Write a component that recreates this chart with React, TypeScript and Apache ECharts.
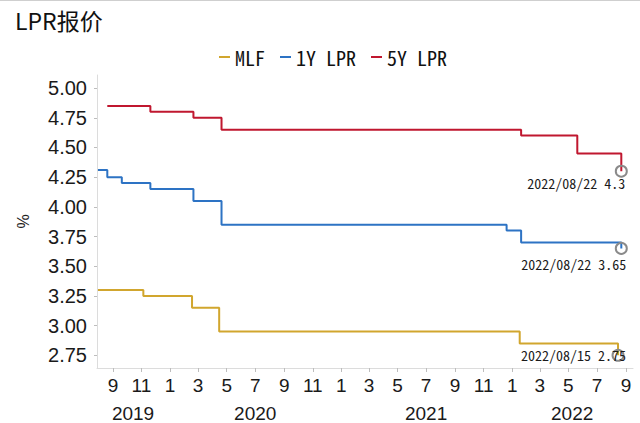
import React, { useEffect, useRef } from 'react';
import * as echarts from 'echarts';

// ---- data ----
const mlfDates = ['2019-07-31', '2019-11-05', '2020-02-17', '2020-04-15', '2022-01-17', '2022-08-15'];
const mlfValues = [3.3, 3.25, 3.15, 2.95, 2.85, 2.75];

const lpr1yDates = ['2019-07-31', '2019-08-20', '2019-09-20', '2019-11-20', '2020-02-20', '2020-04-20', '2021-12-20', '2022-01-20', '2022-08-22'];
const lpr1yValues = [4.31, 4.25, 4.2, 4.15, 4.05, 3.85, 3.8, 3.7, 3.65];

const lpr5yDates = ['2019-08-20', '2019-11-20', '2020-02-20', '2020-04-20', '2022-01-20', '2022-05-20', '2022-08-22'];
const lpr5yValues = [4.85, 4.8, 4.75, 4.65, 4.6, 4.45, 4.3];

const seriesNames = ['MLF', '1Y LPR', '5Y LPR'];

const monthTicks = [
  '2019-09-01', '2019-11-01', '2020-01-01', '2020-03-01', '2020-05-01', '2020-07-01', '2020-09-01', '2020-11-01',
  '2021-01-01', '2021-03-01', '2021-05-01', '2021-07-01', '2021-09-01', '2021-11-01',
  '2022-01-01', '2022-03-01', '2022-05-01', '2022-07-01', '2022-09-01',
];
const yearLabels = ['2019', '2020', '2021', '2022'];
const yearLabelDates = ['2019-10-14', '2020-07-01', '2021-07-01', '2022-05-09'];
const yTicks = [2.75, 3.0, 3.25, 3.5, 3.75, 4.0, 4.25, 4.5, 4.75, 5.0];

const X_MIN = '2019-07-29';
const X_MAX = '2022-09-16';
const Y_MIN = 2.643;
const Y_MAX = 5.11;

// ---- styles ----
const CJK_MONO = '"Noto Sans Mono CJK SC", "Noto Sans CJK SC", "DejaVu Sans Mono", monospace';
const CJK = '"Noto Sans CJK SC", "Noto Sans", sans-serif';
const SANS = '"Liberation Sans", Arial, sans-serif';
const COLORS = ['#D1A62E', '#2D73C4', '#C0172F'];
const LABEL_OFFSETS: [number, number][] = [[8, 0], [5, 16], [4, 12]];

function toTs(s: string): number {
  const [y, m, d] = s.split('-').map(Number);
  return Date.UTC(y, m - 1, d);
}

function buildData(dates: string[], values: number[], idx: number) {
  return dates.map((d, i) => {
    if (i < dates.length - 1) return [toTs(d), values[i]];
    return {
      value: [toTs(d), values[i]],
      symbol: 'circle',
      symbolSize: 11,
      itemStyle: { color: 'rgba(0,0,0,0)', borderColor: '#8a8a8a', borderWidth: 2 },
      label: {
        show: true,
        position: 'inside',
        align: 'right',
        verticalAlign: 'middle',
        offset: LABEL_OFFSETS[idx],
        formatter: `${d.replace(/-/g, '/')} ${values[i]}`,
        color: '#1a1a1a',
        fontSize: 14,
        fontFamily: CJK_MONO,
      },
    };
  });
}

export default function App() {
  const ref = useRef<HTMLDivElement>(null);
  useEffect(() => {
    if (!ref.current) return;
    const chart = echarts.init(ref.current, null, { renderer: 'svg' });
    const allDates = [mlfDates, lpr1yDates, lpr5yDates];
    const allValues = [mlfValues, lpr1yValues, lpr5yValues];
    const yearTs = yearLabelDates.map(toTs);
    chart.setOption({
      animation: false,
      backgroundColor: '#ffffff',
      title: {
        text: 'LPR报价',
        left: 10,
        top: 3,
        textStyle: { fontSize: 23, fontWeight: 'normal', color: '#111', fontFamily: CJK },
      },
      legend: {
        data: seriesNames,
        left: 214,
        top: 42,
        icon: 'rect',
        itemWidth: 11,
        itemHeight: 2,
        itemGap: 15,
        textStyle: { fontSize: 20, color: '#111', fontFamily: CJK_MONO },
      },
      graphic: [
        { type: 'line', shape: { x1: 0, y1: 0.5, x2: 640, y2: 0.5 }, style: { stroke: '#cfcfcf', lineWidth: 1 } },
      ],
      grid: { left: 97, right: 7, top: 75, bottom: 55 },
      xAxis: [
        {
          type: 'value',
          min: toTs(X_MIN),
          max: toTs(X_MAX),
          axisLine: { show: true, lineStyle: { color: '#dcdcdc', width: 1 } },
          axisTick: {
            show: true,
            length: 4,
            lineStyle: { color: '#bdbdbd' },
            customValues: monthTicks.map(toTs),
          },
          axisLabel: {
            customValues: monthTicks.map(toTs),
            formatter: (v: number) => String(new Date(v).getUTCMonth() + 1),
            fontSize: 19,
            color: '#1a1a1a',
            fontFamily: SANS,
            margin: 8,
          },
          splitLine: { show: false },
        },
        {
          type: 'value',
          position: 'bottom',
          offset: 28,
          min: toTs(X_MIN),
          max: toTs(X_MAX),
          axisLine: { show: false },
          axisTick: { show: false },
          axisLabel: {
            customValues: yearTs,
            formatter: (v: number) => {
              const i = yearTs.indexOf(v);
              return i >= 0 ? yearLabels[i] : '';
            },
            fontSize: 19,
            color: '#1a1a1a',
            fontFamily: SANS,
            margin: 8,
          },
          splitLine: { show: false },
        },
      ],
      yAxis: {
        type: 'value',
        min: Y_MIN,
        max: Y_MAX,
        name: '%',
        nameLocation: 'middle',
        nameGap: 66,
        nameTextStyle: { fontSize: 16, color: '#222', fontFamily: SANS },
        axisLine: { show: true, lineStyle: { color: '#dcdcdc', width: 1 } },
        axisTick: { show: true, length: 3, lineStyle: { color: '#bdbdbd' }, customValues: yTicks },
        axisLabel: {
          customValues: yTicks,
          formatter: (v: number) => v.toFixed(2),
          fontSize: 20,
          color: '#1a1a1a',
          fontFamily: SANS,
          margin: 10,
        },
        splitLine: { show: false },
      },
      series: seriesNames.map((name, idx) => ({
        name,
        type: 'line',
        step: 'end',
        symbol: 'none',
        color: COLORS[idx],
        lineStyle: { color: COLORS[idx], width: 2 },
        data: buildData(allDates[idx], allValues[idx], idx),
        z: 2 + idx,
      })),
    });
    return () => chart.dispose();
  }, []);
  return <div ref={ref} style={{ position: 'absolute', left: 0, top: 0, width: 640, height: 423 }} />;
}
———
JOB: Leave out the pictures and output the rest of the material exactly as written.

EXERCISE SOLUTION:
Write a component that recreates this chart with React, TypeScript and Apache ECharts.
import React, { useEffect, useRef } from 'react';
import * as echarts from 'echarts';

// ---- data ----
const mlfDates = ['2019-07-31', '2019-11-05', '2020-02-17', '2020-04-15', '2022-01-17', '2022-08-15'];
const mlfValues = [3.3, 3.25, 3.15, 2.95, 2.85, 2.75];

const lpr1yDates = ['2019-07-31', '2019-08-20', '2019-09-20', '2019-11-20', '2020-02-20', '2020-04-20', '2021-12-20', '2022-01-20', '2022-08-22'];
const lpr1yValues = [4.31, 4.25, 4.2, 4.15, 4.05, 3.85, 3.8, 3.7, 3.65];

const lpr5yDates = ['2019-08-20', '2019-11-20', '2020-02-20', '2020-04-20', '2022-01-20', '2022-05-20', '2022-08-22'];
const lpr5yValues = [4.85, 4.8, 4.75, 4.65, 4.6, 4.45, 4.3];

const seriesNames = ['MLF', '1Y LPR', '5Y LPR'];

const monthTicks = [
  '2019-09-01', '2019-11-01', '2020-01-01', '2020-03-01', '2020-05-01', '2020-07-01', '2020-09-01', '2020-11-01',
  '2021-01-01', '2021-03-01', '2021-05-01', '2021-07-01', '2021-09-01', '2021-11-01',
  '2022-01-01', '2022-03-01', '2022-05-01', '2022-07-01', '2022-09-01',
];
const yearLabels = ['2019', '2020', '2021', '2022'];
const yearLabelDates = ['2019-10-14', '2020-07-01', '2021-07-01', '2022-05-09'];
const yTicks = [2.75, 3.0, 3.25, 3.5, 3.75, 4.0, 4.25, 4.5, 4.75, 5.0];

const X_MIN = '2019-07-29';
const X_MAX = '2022-09-16';
const Y_MIN = 2.643;
const Y_MAX = 5.11;

// ---- styles ----
const CJK_MONO = '"Noto Sans Mono CJK SC", "Noto Sans CJK SC", "DejaVu Sans Mono", monospace';
const CJK = '"Noto Sans CJK SC", "Noto Sans", sans-serif';
const SANS = '"Liberation Sans", Arial, sans-serif';
const COLORS = ['#D1A62E', '#2D73C4', '#C0172F'];
const LABEL_OFFSETS: [number, number][] = [[8, 0], [5, 16], [4, 12]];

function toTs(s: string): number {
  const [y, m, d] = s.split('-').map(Number);
  return Date.UTC(y, m - 1, d);
}

function buildData(dates: string[], values: number[], idx: number) {
  return dates.map((d, i) => {
    if (i < dates.length - 1) return [toTs(d), values[i]];
    return {
      value: [toTs(d), values[i]],
      symbol: 'circle',
      symbolSize: 11,
      itemStyle: { color: 'rgba(0,0,0,0)', borderColor: '#8a8a8a', borderWidth: 2 },
      label: {
        show: true,
        position: 'inside',
        align: 'right',
        verticalAlign: 'middle',
        offset: LABEL_OFFSETS[idx],
        formatter: `${d.replace(/-/g, '/')} ${values[i]}`,
        color: '#1a1a1a',
        fontSize: 14,
        fontFamily: CJK_MONO,
      },
    };
  });
}

export default function App() {
  const ref = useRef<HTMLDivElement>(null);
  useEffect(() => {
    if (!ref.current) return;
    const chart = echarts.init(ref.current, null, { renderer: 'svg' });
    const allDates = [mlfDates, lpr1yDates, lpr5yDates];
    const allValues = [mlfValues, lpr1yValues, lpr5yValues];
    const yearTs = yearLabelDates.map(toTs);
    chart.setOption({
      animation: false,
      backgroundColor: '#ffffff',
      title: {
        text: 'LPR报价',
        left: 10,
        top: 3,
        textStyle: { fontSize: 23, fontWeight: 'normal', color: '#111', fontFamily: CJK },
      },
      legend: {
        data: seriesNames,
        left: 214,
        top: 42,
        icon: 'rect',
        itemWidth: 11,
        itemHeight: 2,
        itemGap: 15,
        textStyle: { fontSize: 20, color: '#111', fontFamily: CJK_MONO },
      },
      graphic: [
        { type: 'line', shape: { x1: 0, y1: 0.5, x2: 640, y2: 0.5 }, style: { stroke: '#cfcfcf', lineWidth: 1 } },
      ],
      grid: { left: 97, right: 7, top: 75, bottom: 55 },
      xAxis: [
        {
          type: 'value',
          min: toTs(X_MIN),
          max: toTs(X_MAX),
          axisLine: { show: true, lineStyle: { color: '#dcdcdc', width: 1 } },
          axisTick: {
            show: true,
            length: 4,
            lineStyle: { color: '#bdbdbd' },
            customValues: monthTicks.map(toTs),
          },
          axisLabel: {
            customValues: monthTicks.map(toTs),
            formatter: (v: number) => String(new Date(v).getUTCMonth() + 1),
            fontSize: 19,
            color: '#1a1a1a',
            fontFamily: SANS,
            margin: 8,
          },
          splitLine: { show: false },
        },
        {
          type: 'value',
          position: 'bottom',
          offset: 28,
          min: toTs(X_MIN),
          max: toTs(X_MAX),
          axisLine: { show: false },
          axisTick: { show: false },
          axisLabel: {
            customValues: yearTs,
            formatter: (v: number) => {
              const i = yearTs.indexOf(v);
              return i >= 0 ? yearLabels[i] : '';
            },
            fontSize: 19,
            color: '#1a1a1a',
            fontFamily: SANS,
            margin: 8,
          },
          splitLine: { show: false },
        },
      ],
      yAxis: {
        type: 'value',
        min: Y_MIN,
        max: Y_MAX,
        name: '%',
        nameLocation: 'middle',
        nameGap: 66,
        nameTextStyle: { fontSize: 16, color: '#222', fontFamily: SANS },
        axisLine: { show: true, lineStyle: { color: '#dcdcdc', width: 1 } },
        axisTick: { show: true, length: 3, lineStyle: { color: '#bdbdbd' }, customValues: yTicks },
        axisLabel: {
          customValues: yTicks,
          formatter: (v: number) => v.toFixed(2),
          fontSize: 20,
          color: '#1a1a1a',
          fontFamily: SANS,
          margin: 10,
        },
        splitLine: { show: false },
      },
      series: seriesNames.map((name, idx) => ({
        name,
        type: 'line',
        step: 'end',
        symbol: 'none',
        color: COLORS[idx],
        lineStyle: { color: COLORS[idx], width: 2 },
        data: buildData(allDates[idx], allValues[idx], idx),
        z: 2 + idx,
      })),
    });
    return () => chart.dispose();
  }, []);
  return <div ref={ref} style={{ position: 'absolute', left: 0, top: 0, width: 640, height: 423 }} />;
}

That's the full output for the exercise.